You can then call methods on the object represented in the data column by referencing it like this:

row = MyModelClass.find :first
row.data.foobar

assuming MyDataClass implements a method called foobar.

So far so good right? Well, let's say MyDataClass implements a nice object-model of a hash, so calling MyDataClass#keyname will return the value referenced by the key. You write a bunch of views referencing row.data.foobar or row.data.snafu, but at a later date you decide that you really want to dedicate a column in the database table to the value held by data.foobar.
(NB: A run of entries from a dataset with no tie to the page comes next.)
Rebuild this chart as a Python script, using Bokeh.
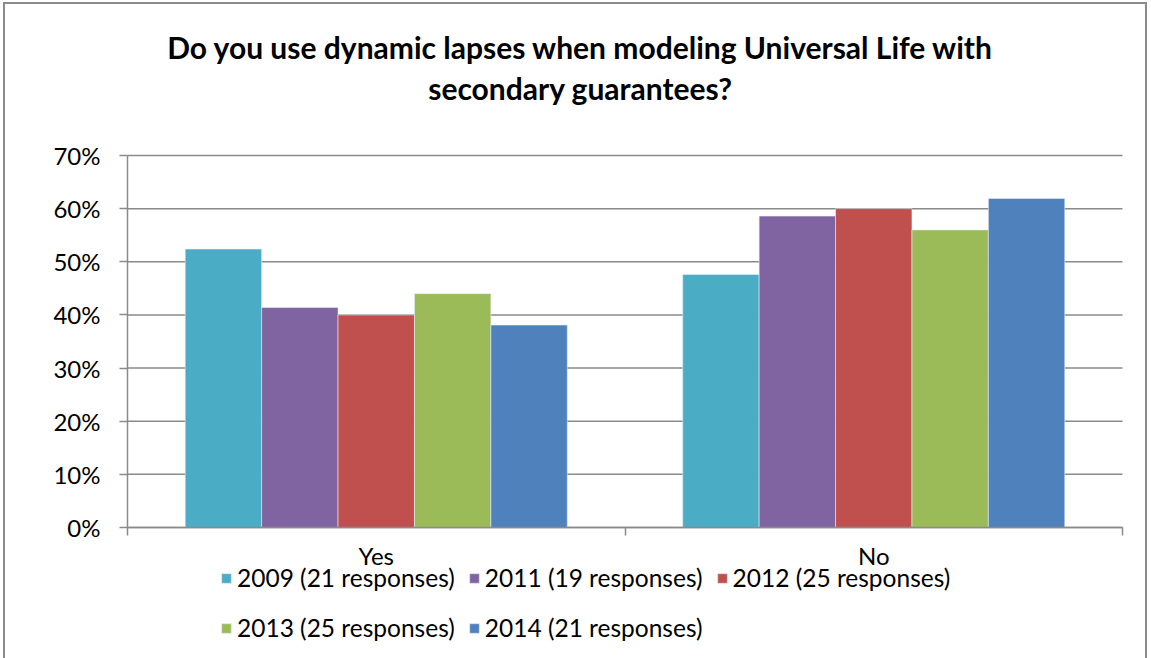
from bokeh.plotting import figure
from bokeh.models import (Range1d, FixedTicker, Legend, LegendItem, Label, LinearAxis,
                          ColumnDataSource, PrintfTickFormatter, InlineStyleSheet)
from bokeh.transform import dodge
from bokeh.embed import file_html
from bokeh.resources import INLINE

# ---------------- data ----------------
title_text = "Do you use dynamic lapses when modeling Universal Life with\nsecondary guarantees?"
categories = ["Yes", "No"]
cat_pos = [0.5, 1.5]
series_names = ["2009 (21 responses)", "2011 (19 responses)", "2012 (25 responses)",
                "2013 (25 responses)", "2014 (21 responses)"]
v2009 = [52.4, 47.6]
v2011 = [41.4, 58.6]
v2012 = [40.0, 60.0]
v2013 = [44.0, 56.0]
v2014 = [38.1, 61.9]
y_ticks = [0, 10, 20, 30, 40, 50, 60, 70]
colors = ["#4BACC6", "#8064A2", "#C0504D", "#9BBB59", "#4F81BD"]

series_values = [v2009, v2011, v2012, v2013, v2014]

FONT = "Lato"
GRID = "#8a8a8a"

# canvas geometry (pixels): plot area spans x 127..1122, y 155..527
W, H = 1151, 658
PL, PR, PT, PB = 127, 1122, 155, 527
ux = (PR - PL) / 2.0          # px per category unit
uy = (PB - PT) / 70.0         # px per percent
x_range = Range1d(-PL / ux, 2 + (W - PR) / ux)
y_range = Range1d(-(H - PB) / uy, 70 + PT / uy)

p = figure(width=W, height=H, x_range=x_range, y_range=y_range,
           output_backend="svg", toolbar_location=None,
           x_axis_location=None, y_axis_location=None)
p.min_border = 0
p.outline_line_color = None
p.background_fill_color = "white"
p.border_fill_color = "white"
p.grid.visible = False
p.stylesheets = [InlineStyleSheet(css="""
:host { position: relative; }
:host::after { content: ''; position: absolute; left: 3px; top: 2px; right: 4px; bottom: -20px;
  border: 2px solid #8c8c8c; pointer-events: none; z-index: 100; }
""")]

# horizontal gridlines at the y ticks, across the plot area
p.segment(x0=0, x1=2, y0=y_ticks, y1=y_ticks, line_color=GRID, line_width=1.5)

bar_w = 0.1536
renderers = []
for j, (name, vals, col) in enumerate(zip(series_names, series_values, colors)):
    src = ColumnDataSource(dict(x=cat_pos, top=vals, cat=categories))
    r = p.vbar(x=dodge("x", (j - 2) * bar_w, range=p.x_range), top="top", bottom=0,
               width=bar_w, source=src, fill_color=col, line_color="#e6ecf5", line_width=0.6)
    renderers.append(r)

# x axis: boundary ticks + category labels
xa = LinearAxis(fixed_location=0, bounds=(0, 2))
xa.ticker = FixedTicker(ticks=cat_pos, minor_ticks=[0, 1, 2])
xa.major_label_overrides = {0.5: categories[0], 1.5: categories[1]}
xa.major_tick_out = 0
xa.major_tick_in = 0
xa.minor_tick_out = 8
xa.minor_tick_in = 0
xa.minor_tick_line_color = GRID
xa.minor_tick_line_width = 1.5
xa.axis_line_color = GRID
xa.axis_line_width = 1.5
xa.major_label_standoff = 5
xa.major_label_text_font = FONT
xa.major_label_text_font_size = "24px"
xa.major_label_text_color = "black"
p.add_layout(xa, "below")

ya = LinearAxis(fixed_location=0, bounds=(0, 70))
ya.ticker = FixedTicker(ticks=y_ticks)
ya.formatter = PrintfTickFormatter(format="%d%%")
ya.major_tick_out = 8
ya.major_tick_in = 0
ya.minor_tick_out = 0
ya.minor_tick_in = 0
ya.major_tick_line_color = GRID
ya.major_tick_line_width = 1.5
ya.axis_line_color = GRID
ya.axis_line_width = 1.5
ya.major_label_standoff = 19
ya.major_label_text_font = FONT
ya.major_label_text_font_size = "24px"
ya.major_label_text_color = "black"
p.add_layout(ya, "left")

def make_legend(items, loc):
    return Legend(items=items, location=loc, orientation="horizontal",
                  label_text_font=FONT, label_text_font_size="24.5px",
                  label_text_color="black",
                  glyph_width=12, glyph_height=12, label_standoff=5, spacing=13,
                  padding=0, margin=0, label_height=24,
                  border_line_color=None, background_fill_alpha=0)

items = [LegendItem(label=n, renderers=[r]) for n, r in zip(series_names, renderers)]
p.add_layout(make_legend(items[:3], (220, 66)))
p.add_layout(make_legend(items[3:], (220, 16)))

p.add_layout(Label(x=580, y=H - 67, x_units="screen", y_units="screen", text=title_text,
                   text_align="center", text_baseline="middle", text_font=FONT,
                   text_font_style="bold", text_font_size="30px", text_line_height=1.13,
                   text_color="black"))

open("out.html", "w").write(file_html(p, INLINE))
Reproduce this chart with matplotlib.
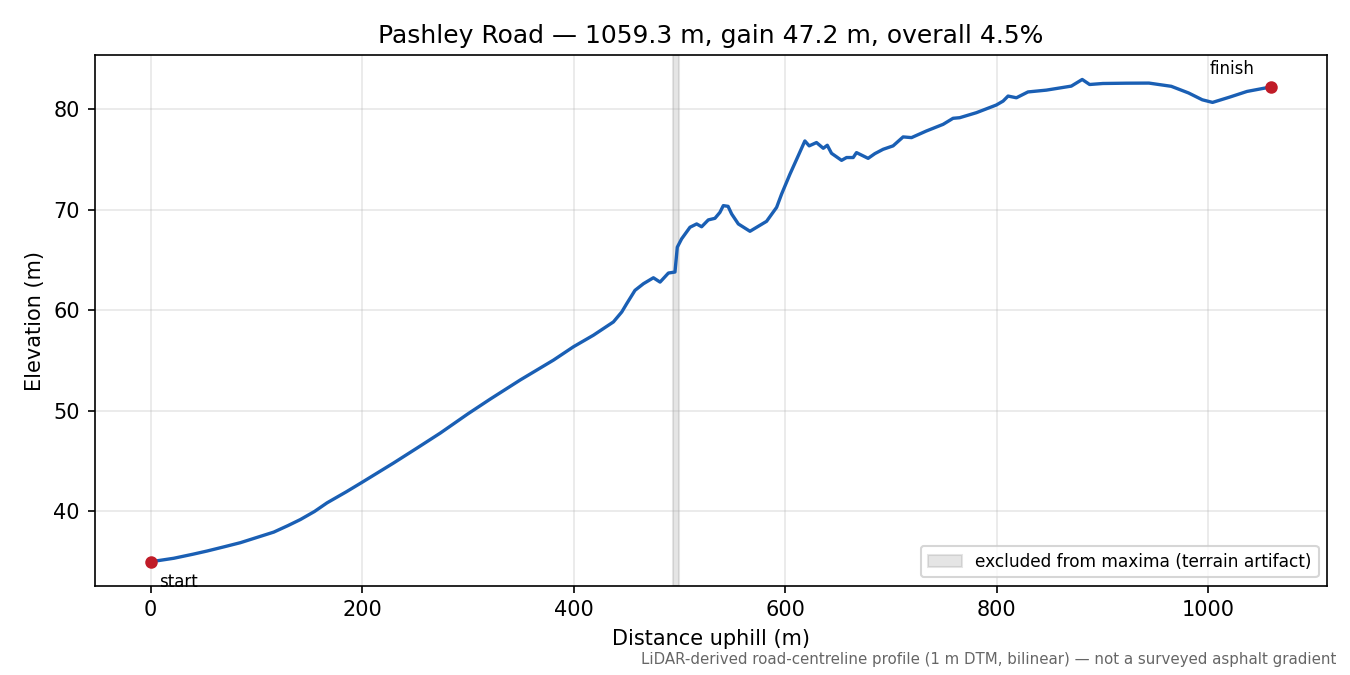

So you have to visit all your views to be sure you make the change from row.data.foobar to row.foobar. Crappy!

Wouldn't it be nice to just design it from the start so that you could call row.foobar? That way, it's at the model's discretion whether a bit of data is stored in the serialized column or a "real" column. Nice, right?

Well, it's pretty easy to do. We'll define a Mix-In that we'll load into certain model classes. This mix-in will override the method_missing and respond_to? methods of the class with our own design.

Here is the content of lib/model_data_column.rb:

##
# Model Data Column Mix-In
# Include this in your data model if you use 'data' as a serialized object.
# This will let you call "model.foo" rather than "model.data.foo"
# to facilitate moving data between the serialized 'data' column
# and real DB columns.
module ModelDataColumn

  def method_missing(method_id, *args)
    self[:data].send(method_id, args) || super
  end

  def respond_to?(method_id, *args)
    self[:data].send(:respond_to?, method_id) ||
      self[:data].send(:has_key?, method_id.id2name) ||
      super
  end

end

Note: the class behind your serialized column (MyDataClass in this case) needs to implement the method has_key?.

Use it in your model like this:

require 'model_data_column'

class MyModelClass < ActiveRecord::Base
  <strong>include ModelDataColumn</strong>
  serialize :data, MyDataClass
end

So now you can call methods in your serialized object column without explicitly referencing the column! This means the rest of your application does not need to concern itself with how the model has implemented the storage of the data. It will just work.

There is a danger if the serialized column holds a value with the same key as the name of a database column. The model will always return the value from the DB column in this case. However, the benefits of this model are big enough for us where we will trade that for the need to keep tabs on the names of things we are storing.

So now this old code:

row = MyModelClass.find :first
row.data.foobar

And this new code:

row = MyModelClass.find :first
row.foobar

Will have the same output. Huzzah!